Vous êtes arrivé auprès du héros de votre visite, le très grand Diego Vélasquez, exceptionnel peintre du XVIIᵉ siècle et peut-être de tout l’art espagnol. Ses toiles sont au centre du premier étage du musée, installées en ordre chronologique. Les tableaux vous racontent sa biographie : les débuts à Séville, la passion pour le réalisme du Caravage, le transfert à Madrid, le premier voyage en Italie avec son admiration sans bornes pour Le Titien, l’activité pour le roi Philippe IV et sa famille, le second voyage à Rome et les œuvres de sa période de maturité pour la cour de Madrid.

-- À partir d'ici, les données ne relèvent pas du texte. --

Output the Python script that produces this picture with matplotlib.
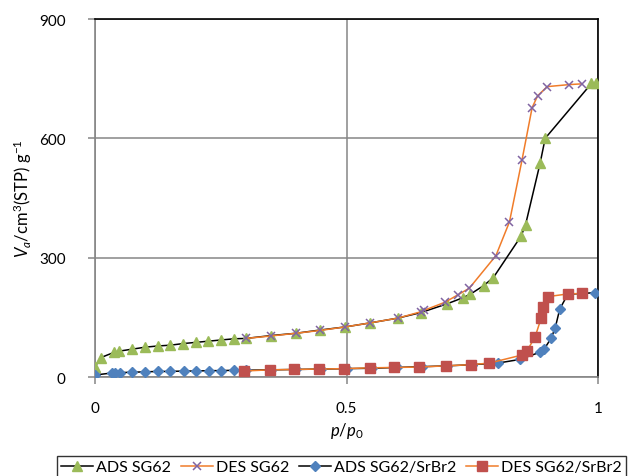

Parmi toutes, se distingue Les Ménines, le bijou le plus précieux du Prado. Ce chef-d’œuvre remonte à la phase finale de sa carrière, une fois rentré à Madrid comme peintre de cour après son second voyage en Italie.
La scène se situe dans une aile du Palais Royal que le roi Philippe IV avait donné au peintre pour en faire son atelier. Elle représente les demoiselles d’honneur avec l’infante Marguerite, dans une salle du palais royal où Vélasquez reproduit la décoration. La petite, âgée de cinq ans, pomponnée comme une poupée, est évidemment au centre et c’est le moteur de la scène.
La composition est apparemment simple : Mais en est-il vraiment ainsi ? Regardez bien : vous voyez les visages du roi et de la reine en reflet dans un miroir au fond de la salle ? Il vous font comprendre que Vélasquez nous a attiré à l’intérieur d’un jeu raffiné, en renversant les espaces et les situations. Le roi et la reine sont en même temps spectateurs et acteurs de la scène : l’image reflétée dans le miroir suppose leur présence « au-delà » du tableau, à côté de vous. Et une autre complexité est proposée par l’autoportrait du peintre, sur la gauche, qui se montre en se penchant derrière une grande toile pendant qu’il est en train de peindre… précisément le même tableau que nous sommes en train de regarder ensemble !
Tous les personnages de la grande toile ont été identifiés. La naine à droite s’appelait Maribarbola (et elle nous rappelle les portraits des bouffons des rois magistralement réalisés par Vélasquez), tandis que le petit garçon dénommé Nicolas Pertusato bouscule les équilibres de l’étiquette royale en donnant un coup de pied au chien indifférent, un splendide exemplaire de molosse des Pyrénées, couché au premier plan.
CURIOSITÉ : La croix de l’ordre de Santiago est peinte sur la poitrine de Vélasquez. Elle ne lui a en réalité été conférée que trois ans après que la toile fut finie. Selon la tradition, ce fut le roi en personne à peindre la croix du tableau sur la poitrine du peintre.